▶ **Challenge**: Using the entries that follow, state how many lines contain the word "this". The response is that number and nothing more.

Records with drawing code
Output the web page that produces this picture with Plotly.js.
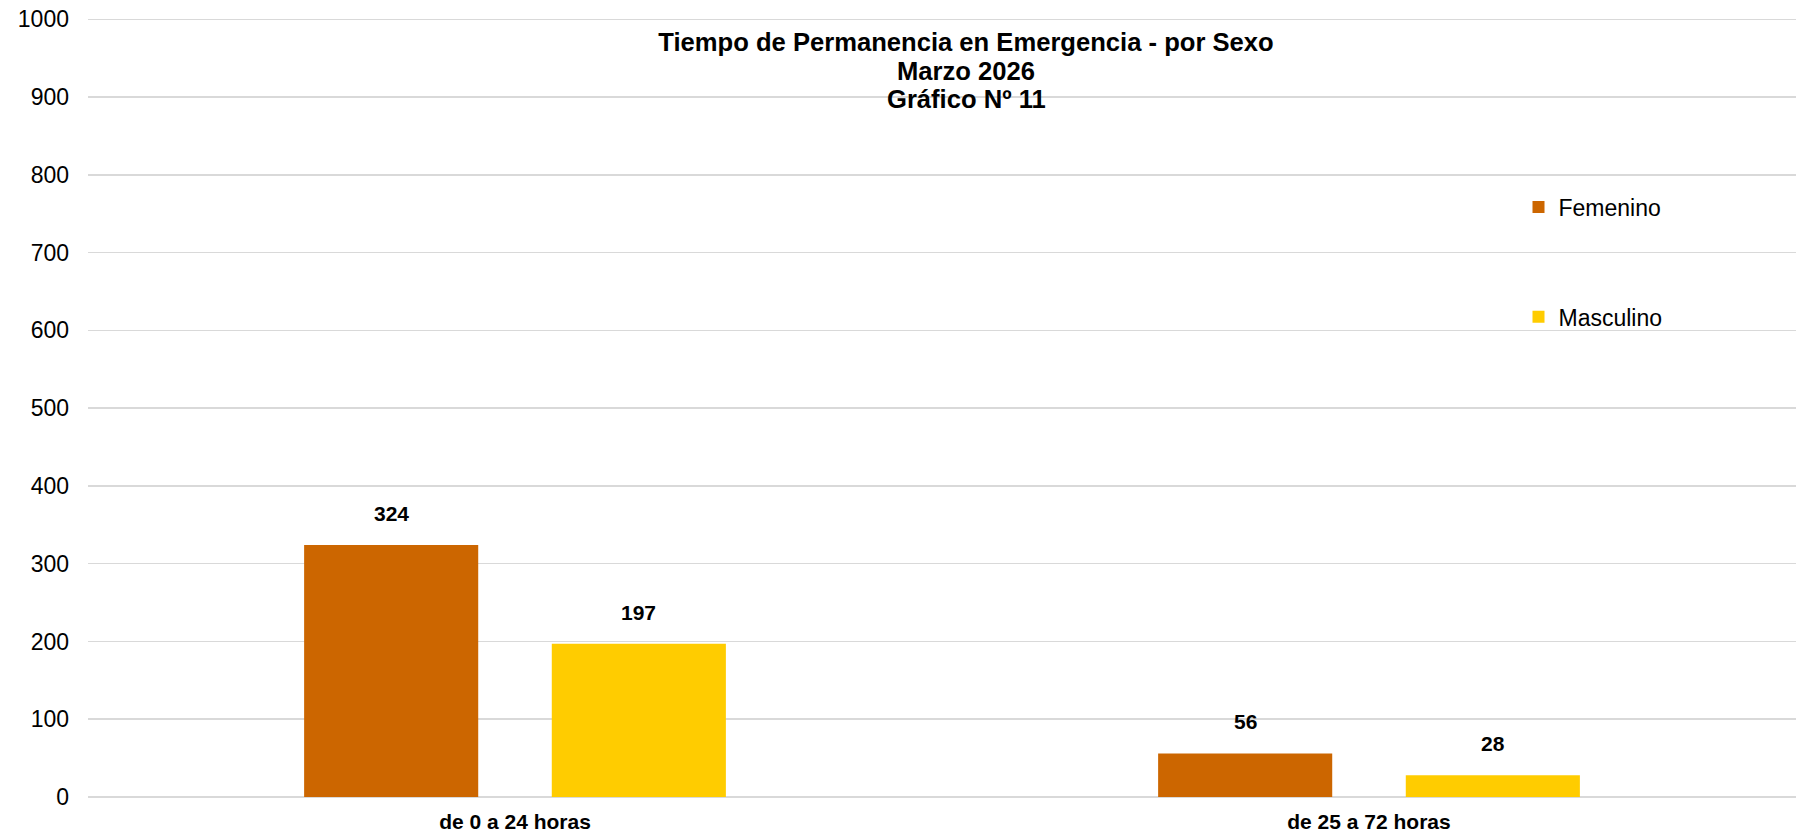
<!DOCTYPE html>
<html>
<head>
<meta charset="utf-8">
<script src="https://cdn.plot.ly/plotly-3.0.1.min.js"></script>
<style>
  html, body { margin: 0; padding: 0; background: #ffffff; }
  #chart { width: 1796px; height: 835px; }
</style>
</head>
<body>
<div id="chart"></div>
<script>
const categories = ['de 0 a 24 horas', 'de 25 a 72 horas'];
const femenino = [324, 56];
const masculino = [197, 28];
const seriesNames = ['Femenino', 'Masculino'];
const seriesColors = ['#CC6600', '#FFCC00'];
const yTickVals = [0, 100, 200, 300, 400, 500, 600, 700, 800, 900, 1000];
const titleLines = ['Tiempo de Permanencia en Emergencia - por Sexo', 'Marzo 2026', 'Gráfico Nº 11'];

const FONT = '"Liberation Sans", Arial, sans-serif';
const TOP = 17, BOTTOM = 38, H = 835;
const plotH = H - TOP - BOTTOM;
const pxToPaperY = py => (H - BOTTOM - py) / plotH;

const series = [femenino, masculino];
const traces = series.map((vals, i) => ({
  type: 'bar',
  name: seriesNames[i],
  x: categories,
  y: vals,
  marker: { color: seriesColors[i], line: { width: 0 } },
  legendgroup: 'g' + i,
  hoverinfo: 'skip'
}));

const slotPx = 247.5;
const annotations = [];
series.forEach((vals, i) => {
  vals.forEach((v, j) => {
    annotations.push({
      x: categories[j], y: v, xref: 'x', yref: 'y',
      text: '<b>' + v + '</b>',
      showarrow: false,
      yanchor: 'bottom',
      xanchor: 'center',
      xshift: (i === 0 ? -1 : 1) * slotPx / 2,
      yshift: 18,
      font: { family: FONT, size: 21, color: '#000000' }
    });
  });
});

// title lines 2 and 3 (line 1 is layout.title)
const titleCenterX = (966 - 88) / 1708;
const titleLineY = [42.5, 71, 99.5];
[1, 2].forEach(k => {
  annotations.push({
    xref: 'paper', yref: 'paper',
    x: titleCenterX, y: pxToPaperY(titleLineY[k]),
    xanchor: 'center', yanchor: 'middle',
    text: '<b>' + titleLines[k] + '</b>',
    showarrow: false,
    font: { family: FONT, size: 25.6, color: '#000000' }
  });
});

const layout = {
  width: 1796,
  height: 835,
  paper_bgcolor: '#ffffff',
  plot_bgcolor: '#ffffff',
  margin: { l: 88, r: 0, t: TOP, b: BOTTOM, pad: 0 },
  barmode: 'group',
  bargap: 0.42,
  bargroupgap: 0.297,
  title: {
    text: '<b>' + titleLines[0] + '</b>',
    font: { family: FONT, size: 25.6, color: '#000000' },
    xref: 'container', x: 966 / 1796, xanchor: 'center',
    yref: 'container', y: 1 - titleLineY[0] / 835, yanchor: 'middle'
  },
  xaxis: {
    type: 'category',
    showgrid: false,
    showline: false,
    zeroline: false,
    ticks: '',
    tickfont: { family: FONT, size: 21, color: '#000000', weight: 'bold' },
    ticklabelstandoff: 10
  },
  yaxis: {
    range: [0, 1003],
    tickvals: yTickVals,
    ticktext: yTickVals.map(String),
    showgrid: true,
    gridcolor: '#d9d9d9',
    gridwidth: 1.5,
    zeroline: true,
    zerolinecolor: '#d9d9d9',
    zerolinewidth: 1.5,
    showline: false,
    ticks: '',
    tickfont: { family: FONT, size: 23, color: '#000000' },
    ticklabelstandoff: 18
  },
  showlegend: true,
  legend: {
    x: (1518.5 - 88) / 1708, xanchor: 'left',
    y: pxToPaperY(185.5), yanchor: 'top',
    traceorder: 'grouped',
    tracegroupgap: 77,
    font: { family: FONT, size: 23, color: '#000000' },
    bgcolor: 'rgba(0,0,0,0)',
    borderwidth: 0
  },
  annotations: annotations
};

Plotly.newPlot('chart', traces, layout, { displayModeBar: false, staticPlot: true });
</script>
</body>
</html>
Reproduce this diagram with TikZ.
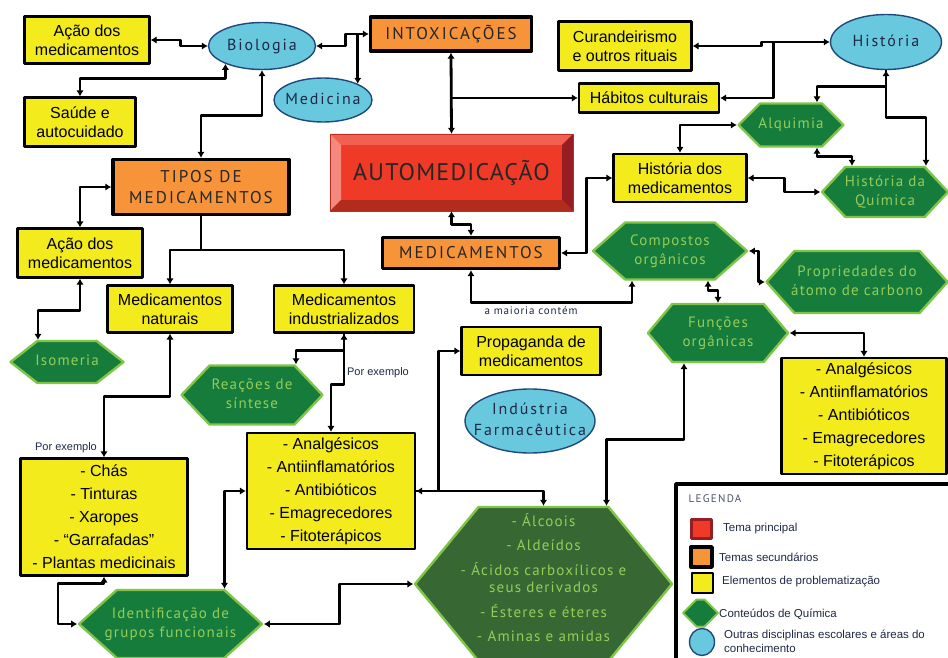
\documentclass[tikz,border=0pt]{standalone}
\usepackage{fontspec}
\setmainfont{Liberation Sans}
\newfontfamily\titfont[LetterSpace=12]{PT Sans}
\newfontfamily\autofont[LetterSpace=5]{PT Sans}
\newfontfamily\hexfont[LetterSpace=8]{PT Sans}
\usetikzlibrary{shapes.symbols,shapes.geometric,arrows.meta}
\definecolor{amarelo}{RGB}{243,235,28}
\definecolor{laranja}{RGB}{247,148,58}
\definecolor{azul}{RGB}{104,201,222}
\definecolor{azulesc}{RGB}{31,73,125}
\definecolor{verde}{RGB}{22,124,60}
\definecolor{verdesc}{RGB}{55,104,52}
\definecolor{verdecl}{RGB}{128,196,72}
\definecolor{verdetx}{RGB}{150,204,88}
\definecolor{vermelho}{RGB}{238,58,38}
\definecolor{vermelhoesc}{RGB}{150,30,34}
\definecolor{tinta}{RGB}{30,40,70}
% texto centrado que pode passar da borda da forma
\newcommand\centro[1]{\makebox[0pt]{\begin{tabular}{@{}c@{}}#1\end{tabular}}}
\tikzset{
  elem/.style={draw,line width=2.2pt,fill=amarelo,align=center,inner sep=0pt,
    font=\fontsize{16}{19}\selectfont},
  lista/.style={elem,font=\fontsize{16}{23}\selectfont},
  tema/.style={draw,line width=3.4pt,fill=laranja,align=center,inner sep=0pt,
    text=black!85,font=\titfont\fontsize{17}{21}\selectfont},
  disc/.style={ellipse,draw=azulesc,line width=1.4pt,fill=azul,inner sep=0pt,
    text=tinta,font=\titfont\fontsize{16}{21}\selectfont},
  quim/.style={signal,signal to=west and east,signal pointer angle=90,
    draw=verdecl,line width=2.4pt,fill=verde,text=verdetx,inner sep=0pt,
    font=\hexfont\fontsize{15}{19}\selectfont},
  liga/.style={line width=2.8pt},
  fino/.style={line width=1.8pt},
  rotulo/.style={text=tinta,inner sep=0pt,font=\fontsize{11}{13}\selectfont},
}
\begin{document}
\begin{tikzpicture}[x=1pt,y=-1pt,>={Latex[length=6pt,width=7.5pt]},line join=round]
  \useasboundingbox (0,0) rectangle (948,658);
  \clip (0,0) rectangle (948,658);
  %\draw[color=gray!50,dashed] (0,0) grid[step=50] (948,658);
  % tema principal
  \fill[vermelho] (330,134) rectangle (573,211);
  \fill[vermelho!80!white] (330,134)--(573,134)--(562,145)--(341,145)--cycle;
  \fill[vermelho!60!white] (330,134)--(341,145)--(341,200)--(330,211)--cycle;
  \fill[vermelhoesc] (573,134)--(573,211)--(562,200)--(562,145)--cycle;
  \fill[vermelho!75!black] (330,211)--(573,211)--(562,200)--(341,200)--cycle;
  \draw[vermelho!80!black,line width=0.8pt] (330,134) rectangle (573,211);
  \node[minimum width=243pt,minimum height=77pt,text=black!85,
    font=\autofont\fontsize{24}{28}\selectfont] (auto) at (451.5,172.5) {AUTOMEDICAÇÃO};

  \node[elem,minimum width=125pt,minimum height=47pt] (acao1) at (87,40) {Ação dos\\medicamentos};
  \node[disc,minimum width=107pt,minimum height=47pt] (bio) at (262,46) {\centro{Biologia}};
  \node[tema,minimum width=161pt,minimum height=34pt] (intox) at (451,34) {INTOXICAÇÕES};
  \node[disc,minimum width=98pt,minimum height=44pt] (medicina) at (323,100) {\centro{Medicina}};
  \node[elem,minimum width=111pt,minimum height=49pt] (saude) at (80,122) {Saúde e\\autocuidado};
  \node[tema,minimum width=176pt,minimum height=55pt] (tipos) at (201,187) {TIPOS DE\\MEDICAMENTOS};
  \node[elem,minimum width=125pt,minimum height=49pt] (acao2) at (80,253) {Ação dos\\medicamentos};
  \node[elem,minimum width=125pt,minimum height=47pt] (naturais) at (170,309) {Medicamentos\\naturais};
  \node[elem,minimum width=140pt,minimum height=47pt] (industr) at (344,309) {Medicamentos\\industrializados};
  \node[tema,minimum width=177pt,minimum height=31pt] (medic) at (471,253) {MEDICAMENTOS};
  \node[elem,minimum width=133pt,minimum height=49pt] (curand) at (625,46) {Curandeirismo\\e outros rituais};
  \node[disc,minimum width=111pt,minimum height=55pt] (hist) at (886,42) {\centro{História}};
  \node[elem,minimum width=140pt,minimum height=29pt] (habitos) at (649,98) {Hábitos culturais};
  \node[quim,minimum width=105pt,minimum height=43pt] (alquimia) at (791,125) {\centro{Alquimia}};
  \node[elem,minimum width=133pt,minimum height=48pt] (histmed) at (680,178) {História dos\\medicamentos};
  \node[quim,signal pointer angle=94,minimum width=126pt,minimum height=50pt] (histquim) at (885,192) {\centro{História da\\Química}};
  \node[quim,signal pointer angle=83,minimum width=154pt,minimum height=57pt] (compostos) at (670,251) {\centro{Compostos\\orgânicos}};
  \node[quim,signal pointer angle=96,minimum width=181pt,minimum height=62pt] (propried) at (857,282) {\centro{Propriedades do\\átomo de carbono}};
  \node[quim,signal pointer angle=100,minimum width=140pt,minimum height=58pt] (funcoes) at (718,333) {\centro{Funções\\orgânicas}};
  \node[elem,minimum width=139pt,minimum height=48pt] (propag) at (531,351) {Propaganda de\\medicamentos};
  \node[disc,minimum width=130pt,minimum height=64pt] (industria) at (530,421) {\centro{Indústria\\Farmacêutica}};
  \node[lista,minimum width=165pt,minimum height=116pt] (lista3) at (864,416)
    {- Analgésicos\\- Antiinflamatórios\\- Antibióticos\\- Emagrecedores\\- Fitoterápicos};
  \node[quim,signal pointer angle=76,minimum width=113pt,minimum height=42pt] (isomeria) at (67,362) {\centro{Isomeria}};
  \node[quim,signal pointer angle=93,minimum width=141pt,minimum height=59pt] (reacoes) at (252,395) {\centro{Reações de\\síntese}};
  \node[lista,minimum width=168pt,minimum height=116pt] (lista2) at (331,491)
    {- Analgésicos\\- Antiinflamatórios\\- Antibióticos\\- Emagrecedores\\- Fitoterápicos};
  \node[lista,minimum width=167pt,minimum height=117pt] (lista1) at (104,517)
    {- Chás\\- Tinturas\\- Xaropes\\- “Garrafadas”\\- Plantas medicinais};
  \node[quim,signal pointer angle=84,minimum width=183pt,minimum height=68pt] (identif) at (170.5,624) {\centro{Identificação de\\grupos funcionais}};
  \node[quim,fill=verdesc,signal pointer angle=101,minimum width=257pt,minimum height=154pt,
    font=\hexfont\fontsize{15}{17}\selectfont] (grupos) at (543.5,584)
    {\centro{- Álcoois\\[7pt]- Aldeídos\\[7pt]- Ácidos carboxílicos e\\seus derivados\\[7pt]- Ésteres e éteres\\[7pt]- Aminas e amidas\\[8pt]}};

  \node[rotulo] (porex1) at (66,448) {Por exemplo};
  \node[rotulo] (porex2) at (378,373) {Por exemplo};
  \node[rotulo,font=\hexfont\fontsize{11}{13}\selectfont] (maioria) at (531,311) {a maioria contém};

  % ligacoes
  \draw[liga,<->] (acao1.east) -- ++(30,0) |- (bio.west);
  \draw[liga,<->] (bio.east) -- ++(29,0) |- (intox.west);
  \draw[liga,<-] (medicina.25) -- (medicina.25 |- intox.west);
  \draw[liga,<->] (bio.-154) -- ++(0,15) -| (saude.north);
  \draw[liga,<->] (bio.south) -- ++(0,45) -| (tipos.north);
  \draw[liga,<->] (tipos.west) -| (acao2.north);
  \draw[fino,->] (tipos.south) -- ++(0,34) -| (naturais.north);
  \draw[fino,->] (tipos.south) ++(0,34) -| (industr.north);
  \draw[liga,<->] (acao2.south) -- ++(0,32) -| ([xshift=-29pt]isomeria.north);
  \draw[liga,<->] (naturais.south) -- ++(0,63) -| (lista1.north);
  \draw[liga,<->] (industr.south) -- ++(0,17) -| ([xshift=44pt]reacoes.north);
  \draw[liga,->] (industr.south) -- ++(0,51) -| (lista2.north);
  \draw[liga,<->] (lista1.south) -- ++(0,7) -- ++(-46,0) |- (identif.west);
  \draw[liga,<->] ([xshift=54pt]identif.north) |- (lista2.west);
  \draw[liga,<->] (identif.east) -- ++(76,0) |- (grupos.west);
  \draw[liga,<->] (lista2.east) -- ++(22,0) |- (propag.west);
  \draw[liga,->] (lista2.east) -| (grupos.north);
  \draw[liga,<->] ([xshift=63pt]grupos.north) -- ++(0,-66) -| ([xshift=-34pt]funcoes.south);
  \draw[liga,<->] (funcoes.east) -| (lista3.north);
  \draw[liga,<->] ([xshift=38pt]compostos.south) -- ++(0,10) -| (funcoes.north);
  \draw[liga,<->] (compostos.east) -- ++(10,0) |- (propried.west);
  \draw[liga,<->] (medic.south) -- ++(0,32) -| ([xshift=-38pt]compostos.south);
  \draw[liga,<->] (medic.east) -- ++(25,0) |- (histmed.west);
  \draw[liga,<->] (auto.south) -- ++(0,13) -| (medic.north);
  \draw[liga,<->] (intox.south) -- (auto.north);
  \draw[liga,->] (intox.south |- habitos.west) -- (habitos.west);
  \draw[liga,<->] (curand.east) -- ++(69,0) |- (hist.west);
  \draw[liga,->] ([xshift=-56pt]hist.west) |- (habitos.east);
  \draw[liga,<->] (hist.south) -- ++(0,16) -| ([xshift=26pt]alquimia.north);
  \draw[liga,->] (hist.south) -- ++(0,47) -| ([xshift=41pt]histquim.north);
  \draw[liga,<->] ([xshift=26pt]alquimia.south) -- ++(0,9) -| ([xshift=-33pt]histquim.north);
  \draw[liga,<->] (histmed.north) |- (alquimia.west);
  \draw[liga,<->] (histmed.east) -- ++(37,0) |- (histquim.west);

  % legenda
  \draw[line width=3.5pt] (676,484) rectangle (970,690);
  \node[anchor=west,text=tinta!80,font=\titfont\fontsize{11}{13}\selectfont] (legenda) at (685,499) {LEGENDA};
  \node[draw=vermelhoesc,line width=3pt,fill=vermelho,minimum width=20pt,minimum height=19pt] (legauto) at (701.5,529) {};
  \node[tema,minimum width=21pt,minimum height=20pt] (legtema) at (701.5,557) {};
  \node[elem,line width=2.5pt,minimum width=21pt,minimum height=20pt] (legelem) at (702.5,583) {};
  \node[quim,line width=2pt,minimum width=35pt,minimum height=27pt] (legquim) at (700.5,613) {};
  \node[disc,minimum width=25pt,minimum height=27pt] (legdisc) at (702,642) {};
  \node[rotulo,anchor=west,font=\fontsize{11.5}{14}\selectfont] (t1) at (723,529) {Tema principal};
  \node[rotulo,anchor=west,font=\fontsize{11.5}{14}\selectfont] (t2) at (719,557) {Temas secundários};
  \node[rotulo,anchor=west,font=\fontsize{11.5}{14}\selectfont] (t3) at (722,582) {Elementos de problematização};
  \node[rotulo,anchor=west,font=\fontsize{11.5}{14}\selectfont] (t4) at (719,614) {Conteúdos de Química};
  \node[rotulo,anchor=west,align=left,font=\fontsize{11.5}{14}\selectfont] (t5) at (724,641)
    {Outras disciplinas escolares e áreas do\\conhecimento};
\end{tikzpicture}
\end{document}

▶ **Reply**: 2